** OBJECTIVE **
Copy the lines of the data below exactly, starting at the first and stopping after the line that contains "const INK = '#231f20';"; include no pictures.

** MATERIAL **

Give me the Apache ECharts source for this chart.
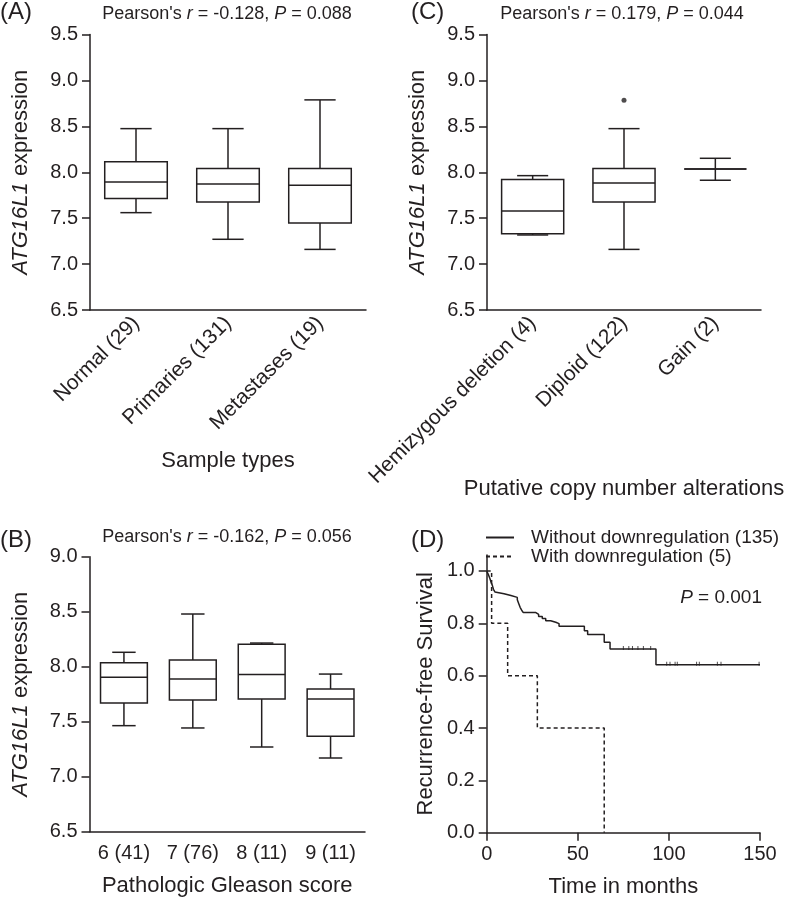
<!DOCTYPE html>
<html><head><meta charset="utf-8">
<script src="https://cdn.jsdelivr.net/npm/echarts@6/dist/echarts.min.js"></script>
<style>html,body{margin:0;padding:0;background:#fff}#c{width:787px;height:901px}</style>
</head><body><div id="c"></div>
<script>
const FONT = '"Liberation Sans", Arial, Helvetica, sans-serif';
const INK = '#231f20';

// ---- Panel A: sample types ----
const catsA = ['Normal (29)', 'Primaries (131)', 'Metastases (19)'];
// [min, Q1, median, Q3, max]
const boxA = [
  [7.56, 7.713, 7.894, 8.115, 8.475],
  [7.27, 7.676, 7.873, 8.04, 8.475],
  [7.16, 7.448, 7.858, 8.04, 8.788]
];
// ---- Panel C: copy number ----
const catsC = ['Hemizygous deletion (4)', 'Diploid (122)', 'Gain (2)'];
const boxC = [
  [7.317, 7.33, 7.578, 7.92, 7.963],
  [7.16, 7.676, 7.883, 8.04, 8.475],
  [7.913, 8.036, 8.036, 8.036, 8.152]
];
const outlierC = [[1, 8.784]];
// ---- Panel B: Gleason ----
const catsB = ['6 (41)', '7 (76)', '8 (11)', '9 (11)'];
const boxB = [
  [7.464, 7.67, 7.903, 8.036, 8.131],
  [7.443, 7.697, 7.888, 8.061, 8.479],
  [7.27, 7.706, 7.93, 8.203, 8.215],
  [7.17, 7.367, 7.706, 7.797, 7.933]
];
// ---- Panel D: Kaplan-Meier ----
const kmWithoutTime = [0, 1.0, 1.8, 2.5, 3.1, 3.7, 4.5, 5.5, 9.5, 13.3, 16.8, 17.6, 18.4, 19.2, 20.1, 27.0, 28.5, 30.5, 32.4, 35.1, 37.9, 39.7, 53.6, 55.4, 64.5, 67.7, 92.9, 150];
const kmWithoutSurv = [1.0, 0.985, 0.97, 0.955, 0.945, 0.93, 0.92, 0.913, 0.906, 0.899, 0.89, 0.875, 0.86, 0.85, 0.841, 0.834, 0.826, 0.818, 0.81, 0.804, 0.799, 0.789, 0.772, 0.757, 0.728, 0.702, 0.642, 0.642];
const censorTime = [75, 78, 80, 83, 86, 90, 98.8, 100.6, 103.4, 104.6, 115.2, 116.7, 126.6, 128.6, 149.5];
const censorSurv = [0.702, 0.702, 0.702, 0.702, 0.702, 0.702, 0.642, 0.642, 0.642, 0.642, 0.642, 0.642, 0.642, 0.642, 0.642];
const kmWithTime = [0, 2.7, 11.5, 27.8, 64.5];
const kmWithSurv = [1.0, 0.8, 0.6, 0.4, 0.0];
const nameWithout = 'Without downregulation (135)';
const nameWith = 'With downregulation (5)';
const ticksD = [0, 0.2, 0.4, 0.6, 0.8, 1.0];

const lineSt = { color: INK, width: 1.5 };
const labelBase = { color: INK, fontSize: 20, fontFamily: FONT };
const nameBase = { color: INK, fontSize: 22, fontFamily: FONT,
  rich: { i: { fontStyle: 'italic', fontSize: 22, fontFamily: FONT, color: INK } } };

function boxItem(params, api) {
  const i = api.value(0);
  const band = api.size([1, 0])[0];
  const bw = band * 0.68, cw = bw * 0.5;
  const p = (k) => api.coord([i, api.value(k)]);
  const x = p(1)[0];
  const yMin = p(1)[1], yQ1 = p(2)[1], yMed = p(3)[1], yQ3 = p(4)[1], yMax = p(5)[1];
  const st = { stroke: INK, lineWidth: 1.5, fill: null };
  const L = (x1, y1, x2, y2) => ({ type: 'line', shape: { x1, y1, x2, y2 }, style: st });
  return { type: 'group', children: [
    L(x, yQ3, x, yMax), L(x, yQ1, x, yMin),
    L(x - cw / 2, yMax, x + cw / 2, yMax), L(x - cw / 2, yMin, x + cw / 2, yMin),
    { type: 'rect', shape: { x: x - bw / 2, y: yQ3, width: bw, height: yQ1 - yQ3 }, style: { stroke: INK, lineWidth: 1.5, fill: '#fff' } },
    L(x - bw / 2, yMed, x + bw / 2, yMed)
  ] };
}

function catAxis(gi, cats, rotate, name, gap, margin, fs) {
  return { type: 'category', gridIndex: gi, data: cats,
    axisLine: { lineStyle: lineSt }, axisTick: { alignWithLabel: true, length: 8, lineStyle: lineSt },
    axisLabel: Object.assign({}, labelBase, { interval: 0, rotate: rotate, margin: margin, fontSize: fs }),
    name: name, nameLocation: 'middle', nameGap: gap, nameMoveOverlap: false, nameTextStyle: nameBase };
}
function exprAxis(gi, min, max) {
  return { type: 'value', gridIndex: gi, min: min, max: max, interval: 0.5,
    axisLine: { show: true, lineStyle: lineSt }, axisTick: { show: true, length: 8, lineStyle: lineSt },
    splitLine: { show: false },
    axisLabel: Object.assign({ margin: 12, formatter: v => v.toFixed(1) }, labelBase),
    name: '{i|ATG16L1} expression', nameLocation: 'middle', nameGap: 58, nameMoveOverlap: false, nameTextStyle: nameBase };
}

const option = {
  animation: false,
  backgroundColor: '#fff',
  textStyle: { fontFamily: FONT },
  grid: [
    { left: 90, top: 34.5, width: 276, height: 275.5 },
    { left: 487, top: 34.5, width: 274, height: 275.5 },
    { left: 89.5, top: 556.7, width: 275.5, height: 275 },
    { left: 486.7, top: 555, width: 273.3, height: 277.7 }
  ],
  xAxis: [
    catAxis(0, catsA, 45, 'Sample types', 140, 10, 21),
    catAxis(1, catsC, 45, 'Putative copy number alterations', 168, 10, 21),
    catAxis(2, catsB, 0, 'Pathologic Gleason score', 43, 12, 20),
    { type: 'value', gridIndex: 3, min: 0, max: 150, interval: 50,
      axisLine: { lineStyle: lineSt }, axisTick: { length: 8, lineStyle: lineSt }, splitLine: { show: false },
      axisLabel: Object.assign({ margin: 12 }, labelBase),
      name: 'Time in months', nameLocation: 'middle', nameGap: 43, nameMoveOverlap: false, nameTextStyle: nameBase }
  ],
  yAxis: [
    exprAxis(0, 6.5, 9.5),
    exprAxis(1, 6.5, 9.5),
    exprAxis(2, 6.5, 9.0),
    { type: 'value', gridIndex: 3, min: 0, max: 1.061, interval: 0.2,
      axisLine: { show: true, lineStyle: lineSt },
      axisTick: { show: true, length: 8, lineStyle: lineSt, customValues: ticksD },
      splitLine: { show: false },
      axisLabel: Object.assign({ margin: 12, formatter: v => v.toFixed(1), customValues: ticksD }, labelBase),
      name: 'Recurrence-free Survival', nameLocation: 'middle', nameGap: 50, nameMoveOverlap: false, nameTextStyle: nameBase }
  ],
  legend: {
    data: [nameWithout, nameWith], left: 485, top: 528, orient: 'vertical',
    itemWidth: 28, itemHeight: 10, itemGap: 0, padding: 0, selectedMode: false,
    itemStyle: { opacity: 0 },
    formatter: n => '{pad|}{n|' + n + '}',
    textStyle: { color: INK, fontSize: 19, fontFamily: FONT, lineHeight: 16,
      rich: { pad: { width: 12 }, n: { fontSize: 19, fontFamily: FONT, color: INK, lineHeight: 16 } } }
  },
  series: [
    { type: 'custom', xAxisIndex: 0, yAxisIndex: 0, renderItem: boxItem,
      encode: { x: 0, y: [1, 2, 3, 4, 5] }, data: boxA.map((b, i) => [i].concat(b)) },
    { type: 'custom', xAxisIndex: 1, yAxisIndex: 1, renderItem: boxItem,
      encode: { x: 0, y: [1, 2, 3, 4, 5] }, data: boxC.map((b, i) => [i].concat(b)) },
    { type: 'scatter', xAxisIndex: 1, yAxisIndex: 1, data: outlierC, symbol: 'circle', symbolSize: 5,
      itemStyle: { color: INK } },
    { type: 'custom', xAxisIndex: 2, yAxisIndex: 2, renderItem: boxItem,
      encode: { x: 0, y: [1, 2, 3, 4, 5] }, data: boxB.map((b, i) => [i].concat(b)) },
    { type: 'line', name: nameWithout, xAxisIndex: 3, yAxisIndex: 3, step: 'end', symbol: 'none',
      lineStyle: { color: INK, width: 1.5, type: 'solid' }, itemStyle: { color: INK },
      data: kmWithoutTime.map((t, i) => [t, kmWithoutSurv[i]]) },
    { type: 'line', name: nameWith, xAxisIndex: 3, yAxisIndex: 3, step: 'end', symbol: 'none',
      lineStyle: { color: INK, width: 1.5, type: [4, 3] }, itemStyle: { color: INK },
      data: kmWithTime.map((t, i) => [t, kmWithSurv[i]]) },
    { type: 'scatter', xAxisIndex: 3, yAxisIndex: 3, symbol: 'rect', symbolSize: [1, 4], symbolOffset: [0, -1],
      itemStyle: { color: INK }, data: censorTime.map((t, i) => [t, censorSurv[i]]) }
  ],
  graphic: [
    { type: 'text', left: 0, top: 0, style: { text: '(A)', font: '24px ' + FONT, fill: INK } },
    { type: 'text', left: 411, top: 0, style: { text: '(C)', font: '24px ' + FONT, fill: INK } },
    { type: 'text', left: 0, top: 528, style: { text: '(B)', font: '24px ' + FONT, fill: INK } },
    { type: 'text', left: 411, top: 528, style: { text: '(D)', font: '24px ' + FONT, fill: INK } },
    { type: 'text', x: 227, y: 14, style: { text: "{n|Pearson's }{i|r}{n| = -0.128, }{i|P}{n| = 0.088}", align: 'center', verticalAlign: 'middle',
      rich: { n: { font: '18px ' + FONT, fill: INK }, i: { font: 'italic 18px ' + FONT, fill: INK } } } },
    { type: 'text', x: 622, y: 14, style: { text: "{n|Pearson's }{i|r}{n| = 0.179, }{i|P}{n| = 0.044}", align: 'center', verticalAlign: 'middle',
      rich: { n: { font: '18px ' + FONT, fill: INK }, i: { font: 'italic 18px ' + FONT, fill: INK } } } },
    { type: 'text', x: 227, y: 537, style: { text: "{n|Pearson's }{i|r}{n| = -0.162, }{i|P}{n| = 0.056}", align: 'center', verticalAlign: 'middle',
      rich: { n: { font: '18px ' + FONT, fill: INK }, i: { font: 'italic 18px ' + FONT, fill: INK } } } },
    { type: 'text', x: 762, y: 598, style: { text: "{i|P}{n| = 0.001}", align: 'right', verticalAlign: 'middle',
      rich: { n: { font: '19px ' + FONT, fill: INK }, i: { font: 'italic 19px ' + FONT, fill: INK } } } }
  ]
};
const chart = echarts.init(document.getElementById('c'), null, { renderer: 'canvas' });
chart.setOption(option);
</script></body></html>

** RESPONSE FOR THIS EXERCISE **
Give me the Apache ECharts source for this chart.
<!DOCTYPE html>
<html><head><meta charset="utf-8">
<script src="https://cdn.jsdelivr.net/npm/echarts@6/dist/echarts.min.js"></script>
<style>html,body{margin:0;padding:0;background:#fff}#c{width:787px;height:901px}</style>
</head><body><div id="c"></div>
<script>
const FONT = '"Liberation Sans", Arial, Helvetica, sans-serif';
const INK = '#231f20';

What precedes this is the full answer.